During the Second World War, C.D .Howe was known as the Minister of Everything.
His grandson Thomas Howe, who was eight years old when the longtime minister in the cabinets of Mackenzie King and Louis St. Laurent died, is doing his best to keep his grandfather’s memory alive. The younger Howe, 58, on Tuesday night will present a decade-old documentary at the Thunder Bay Museum, a commemoration of the 50th anniversary of the elder Howe’s death.
Thomas Howe said he made the documentary so ensuing generations will remember the man who helped migrate the Canadian economy from an agricultural based, to an industrial one during the war and one spurred by consumers at war’s end.
"I was conscious that a younger generation of Canadians had kind of forgotten him to some extent. I wanted to preserve his memory. It was the only documentary about his life. My hope is that would bring his career to the attention of more Canadians," he said, noting it was televised a number of times when it was first released.
Born Clarence Decataur Howe in Waltham, Mass. in 1886, he received an engineering degree from the Massachusetts Institute of Technology and arrived in Fort William in 1913, after a stint at Dalhousie University in Halifax.
In July of that year he took on the role as chief engineer for the Board of Grain Commissioners for Canada, opened an engineering firm in Port Arthur and over the course of the next two decades helped shape the waterfront through the design and construction of the cities’ grain elevators.
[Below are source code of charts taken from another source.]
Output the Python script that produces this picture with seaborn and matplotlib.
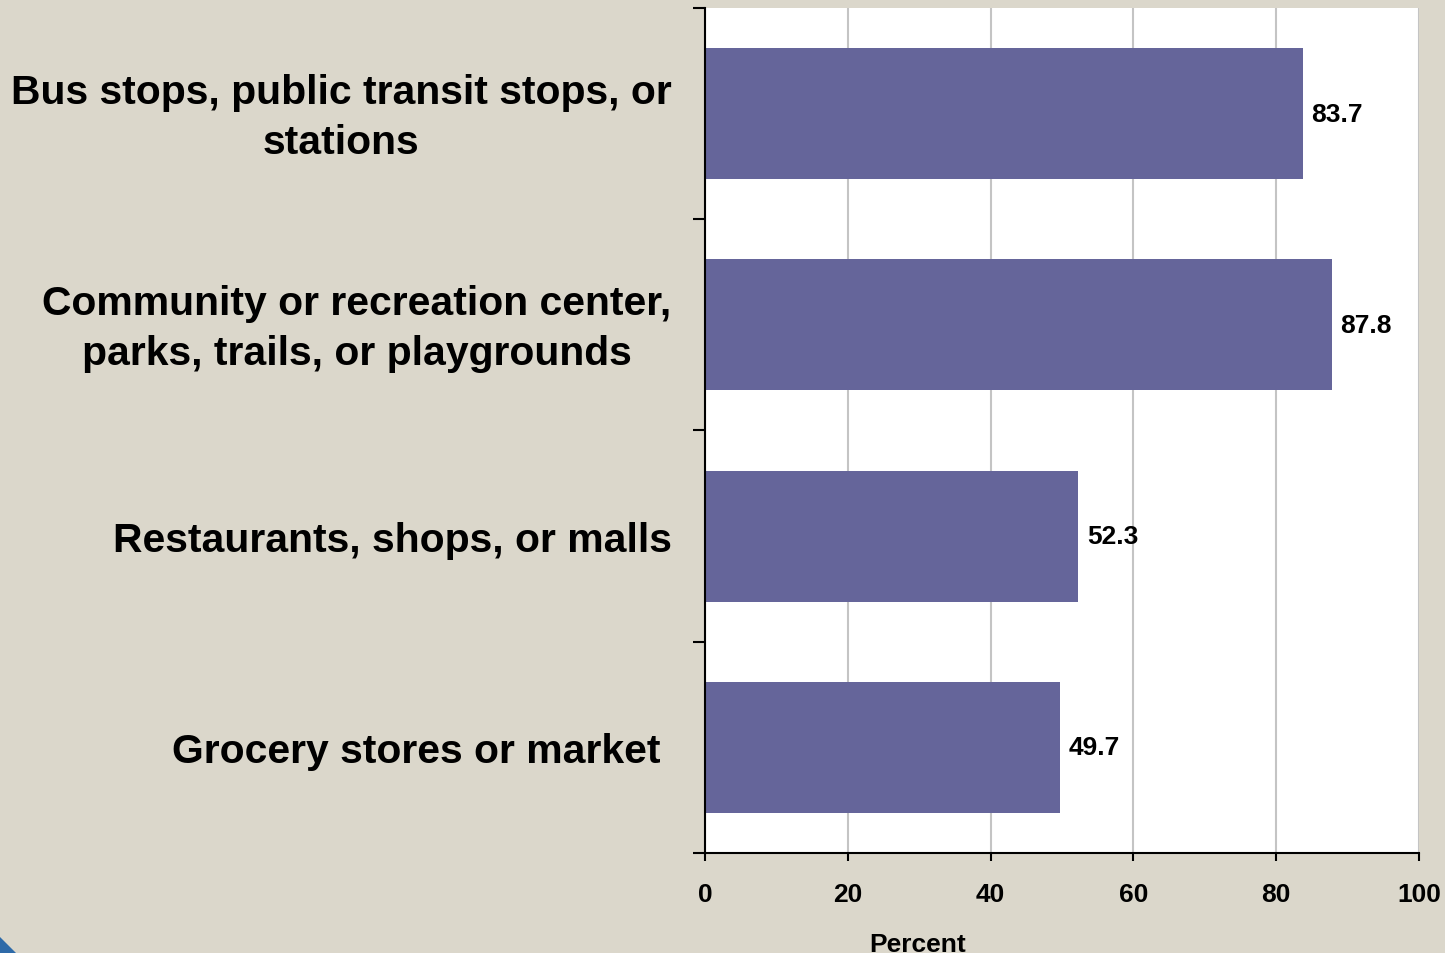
import matplotlib
matplotlib.use('Agg')
import matplotlib.pyplot as plt
import matplotlib.transforms as mtransforms
import seaborn as sns
import pandas as pd
from matplotlib.patches import Polygon

# datos del grafico
categorias = ['Bus stops, public transit stops, or\nstations',
              'Community or recreation center,\nparks, trails, or playgrounds',
              'Restaurants, shops, or malls',
              'Grocery stores or market ']
porcentajes = [83.7, 87.8, 52.3, 49.7]
ticks_x = [0, 20, 40, 60, 80, 100]

df = pd.DataFrame({'lugar': categorias, 'pct': porcentajes})

fondo = '#DBD7CB'
color_barra = '#65659A'

sns.set_style('white')
plt.rcParams['font.family'] = ['Liberation Sans', 'DejaVu Sans']
plt.rcParams['text.color'] = 'black'
plt.rcParams['axes.labelcolor'] = 'black'
plt.rcParams['xtick.color'] = 'black'
plt.rcParams['ytick.color'] = 'black'

fig = plt.figure(figsize=(14.45, 9.54), dpi=100, facecolor=fondo)
ax = fig.add_axes([0.4879, 0.1048, 0.4941, 0.8858])
ax.set_facecolor('white')

sns.barplot(data=df, x='pct', y='lugar', orient='h', color=color_barra,
            width=0.62, linewidth=0, saturation=1, ax=ax)

# rejilla vertical
ax.set_xlim(0, 100)
ax.set_xticks(ticks_x)
ax.xaxis.grid(True, color='#C4C4C4', linewidth=1.5)
ax.set_axisbelow(True)

ax.set_ylim(3.5, -0.5)
ax.set_yticks([-0.5, 0.5, 1.5, 2.5, 3.5], minor=True)

for s in ['top', 'right']:
    ax.spines[s].set_visible(False)
for s in ['left', 'bottom']:
    ax.spines[s].set_color('black')
    ax.spines[s].set_linewidth(1.5)

ax.tick_params(axis='y', which='major', length=0, pad=24, labelcolor='black')
ax.tick_params(axis='y', which='minor', length=9, width=1.5, color='black', direction='out', left=True)
ax.tick_params(axis='x', length=6, width=1.5, color='black', direction='out', pad=15,
               bottom=True, labelcolor='black')

# etiquetas de dos lineas un poco mas arriba, como en el original
subir = mtransforms.ScaledTranslation(0, 5 / 72, fig.dpi_scale_trans)
for lbl in ax.get_yticklabels():
    lbl.set_fontsize(29.4)
    lbl.set_fontweight('bold')
    lbl.set_multialignment('center')
    lbl.set_linespacing(1.4)
    if '\n' in lbl.get_text():
        lbl.set_transform(lbl.get_transform() + subir)
for lbl in ax.get_xticklabels():
    lbl.set_fontsize(19)
    lbl.set_fontweight('bold')

ax.set_ylabel('')
ax.set_xlabel('Percent', fontsize=19, fontweight='bold', color='black')
ax.xaxis.set_label_coords(0.298, -0.0935)

# valores al final de las barras
ax.bar_label(ax.containers[0], labels=[f'{v:.1f}' for v in porcentajes],
             padding=6, fontsize=19, fontweight='bold', color='black')

# trocito del logo abajo a la izquierda
fig.patches.append(Polygon([(0, 1 - 938 / 954), (0, 0), (16 / 1445, 0)],
                           closed=True, transform=fig.transFigure,
                           facecolor='#2E6AA8', edgecolor='none'))

fig.savefig('out.png', dpi=100, facecolor=fondo)
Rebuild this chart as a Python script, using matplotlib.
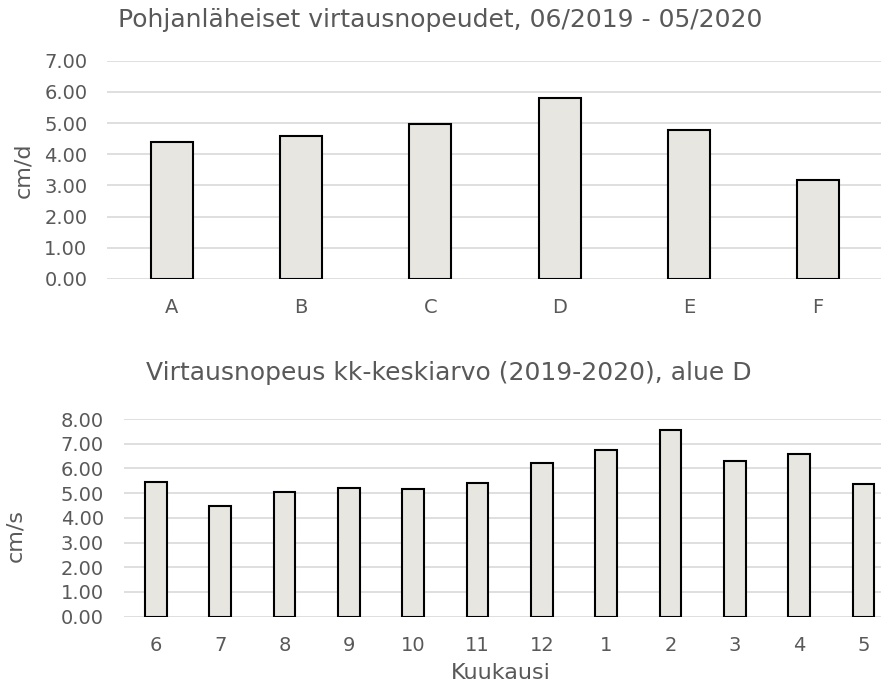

In 1935 he was elected as Liberal in the Port Arthur riding, a seat he held for the next 22 years.
While in cabinet C.D. Howe lived up to his nickname. Among the portfolios he held were transport, munitions and supplies, reconstruction and supply, trade and commerce and defence production.
While Minister of Transport he laid the groundwork for what would eventually become Air Canada, building airstrips across the country.
He also later reformed the Canadian National Railway and helped establish the Canadian Broadcasting Corporation.
"He was a pretty major character in Canadian history," his grandson said. "He was elected in 1935 and was in government until 1957. These were the transformative years for Canada. He was minister of all production during the Second World War and he kind of transformed the industrial capacity of the country. He did a lot."
Tuesday’s special presentation of the documentary, C.D. Howe, Minister of Everything, begins at 7:30 p.m. at the Thunder Bay Museum, located at 425 Donald Street East.